» Work to be completed:
Output the data word for word, dropping every image.

» Collected material:

+-------+

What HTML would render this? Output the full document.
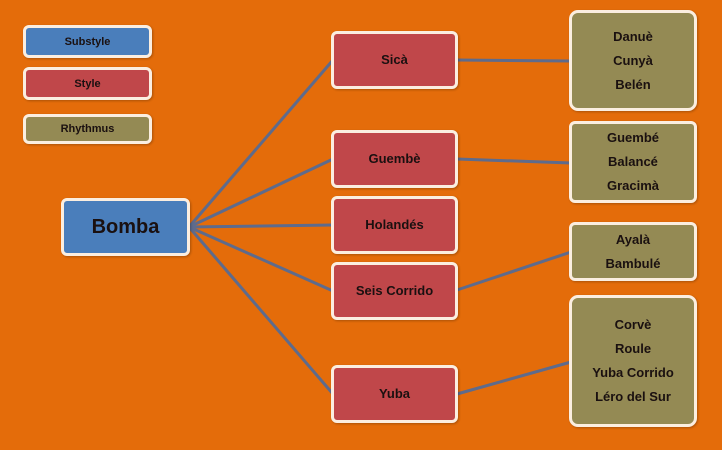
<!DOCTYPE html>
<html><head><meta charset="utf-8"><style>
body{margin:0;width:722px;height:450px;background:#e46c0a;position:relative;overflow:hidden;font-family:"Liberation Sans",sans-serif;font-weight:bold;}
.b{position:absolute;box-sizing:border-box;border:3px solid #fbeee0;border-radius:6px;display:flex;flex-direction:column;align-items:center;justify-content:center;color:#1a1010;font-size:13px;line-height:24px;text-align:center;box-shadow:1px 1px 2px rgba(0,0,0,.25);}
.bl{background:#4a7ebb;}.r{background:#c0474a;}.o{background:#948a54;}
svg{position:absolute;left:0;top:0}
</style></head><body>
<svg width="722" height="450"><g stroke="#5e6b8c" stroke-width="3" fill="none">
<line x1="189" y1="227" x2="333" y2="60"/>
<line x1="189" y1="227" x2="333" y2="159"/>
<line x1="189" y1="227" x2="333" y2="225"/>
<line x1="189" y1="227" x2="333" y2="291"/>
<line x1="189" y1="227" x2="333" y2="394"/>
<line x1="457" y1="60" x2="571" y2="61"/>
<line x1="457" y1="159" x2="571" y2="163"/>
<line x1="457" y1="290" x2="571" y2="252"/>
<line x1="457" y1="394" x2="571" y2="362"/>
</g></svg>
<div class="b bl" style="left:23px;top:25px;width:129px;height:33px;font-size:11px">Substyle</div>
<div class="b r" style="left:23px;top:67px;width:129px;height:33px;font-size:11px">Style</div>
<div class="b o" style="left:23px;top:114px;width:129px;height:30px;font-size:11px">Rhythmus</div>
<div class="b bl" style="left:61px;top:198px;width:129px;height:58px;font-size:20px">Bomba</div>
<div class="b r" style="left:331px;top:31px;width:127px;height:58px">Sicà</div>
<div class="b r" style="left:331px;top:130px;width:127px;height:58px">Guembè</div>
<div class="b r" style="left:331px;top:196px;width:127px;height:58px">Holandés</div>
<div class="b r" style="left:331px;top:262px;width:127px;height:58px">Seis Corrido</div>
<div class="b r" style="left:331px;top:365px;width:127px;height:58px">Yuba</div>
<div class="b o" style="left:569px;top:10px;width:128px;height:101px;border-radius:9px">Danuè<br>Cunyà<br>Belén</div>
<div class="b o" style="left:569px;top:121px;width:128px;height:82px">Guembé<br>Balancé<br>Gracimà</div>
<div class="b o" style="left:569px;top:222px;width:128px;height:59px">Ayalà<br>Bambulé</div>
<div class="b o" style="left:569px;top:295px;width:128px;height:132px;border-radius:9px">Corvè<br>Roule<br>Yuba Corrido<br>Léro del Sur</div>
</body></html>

+-------+

» Correct response:
What HTML would render this? Output the full document.
<!DOCTYPE html>
<html><head><meta charset="utf-8"><style>
body{margin:0;width:722px;height:450px;background:#e46c0a;position:relative;overflow:hidden;font-family:"Liberation Sans",sans-serif;font-weight:bold;}
.b{position:absolute;box-sizing:border-box;border:3px solid #fbeee0;border-radius:6px;display:flex;flex-direction:column;align-items:center;justify-content:center;color:#1a1010;font-size:13px;line-height:24px;text-align:center;box-shadow:1px 1px 2px rgba(0,0,0,.25);}
.bl{background:#4a7ebb;}.r{background:#c0474a;}.o{background:#948a54;}
svg{position:absolute;left:0;top:0}
</style></head><body>
<svg width="722" height="450"><g stroke="#5e6b8c" stroke-width="3" fill="none">
<line x1="189" y1="227" x2="333" y2="60"/>
<line x1="189" y1="227" x2="333" y2="159"/>
<line x1="189" y1="227" x2="333" y2="225"/>
<line x1="189" y1="227" x2="333" y2="291"/>
<line x1="189" y1="227" x2="333" y2="394"/>
<line x1="457" y1="60" x2="571" y2="61"/>
<line x1="457" y1="159" x2="571" y2="163"/>
<line x1="457" y1="290" x2="571" y2="252"/>
<line x1="457" y1="394" x2="571" y2="362"/>
</g></svg>
<div class="b bl" style="left:23px;top:25px;width:129px;height:33px;font-size:11px">Substyle</div>
<div class="b r" style="left:23px;top:67px;width:129px;height:33px;font-size:11px">Style</div>
<div class="b o" style="left:23px;top:114px;width:129px;height:30px;font-size:11px">Rhythmus</div>
<div class="b bl" style="left:61px;top:198px;width:129px;height:58px;font-size:20px">Bomba</div>
<div class="b r" style="left:331px;top:31px;width:127px;height:58px">Sicà</div>
<div class="b r" style="left:331px;top:130px;width:127px;height:58px">Guembè</div>
<div class="b r" style="left:331px;top:196px;width:127px;height:58px">Holandés</div>
<div class="b r" style="left:331px;top:262px;width:127px;height:58px">Seis Corrido</div>
<div class="b r" style="left:331px;top:365px;width:127px;height:58px">Yuba</div>
<div class="b o" style="left:569px;top:10px;width:128px;height:101px;border-radius:9px">Danuè<br>Cunyà<br>Belén</div>
<div class="b o" style="left:569px;top:121px;width:128px;height:82px">Guembé<br>Balancé<br>Gracimà</div>
<div class="b o" style="left:569px;top:222px;width:128px;height:59px">Ayalà<br>Bambulé</div>
<div class="b o" style="left:569px;top:295px;width:128px;height:132px;border-radius:9px">Corvè<br>Roule<br>Yuba Corrido<br>Léro del Sur</div>
</body></html>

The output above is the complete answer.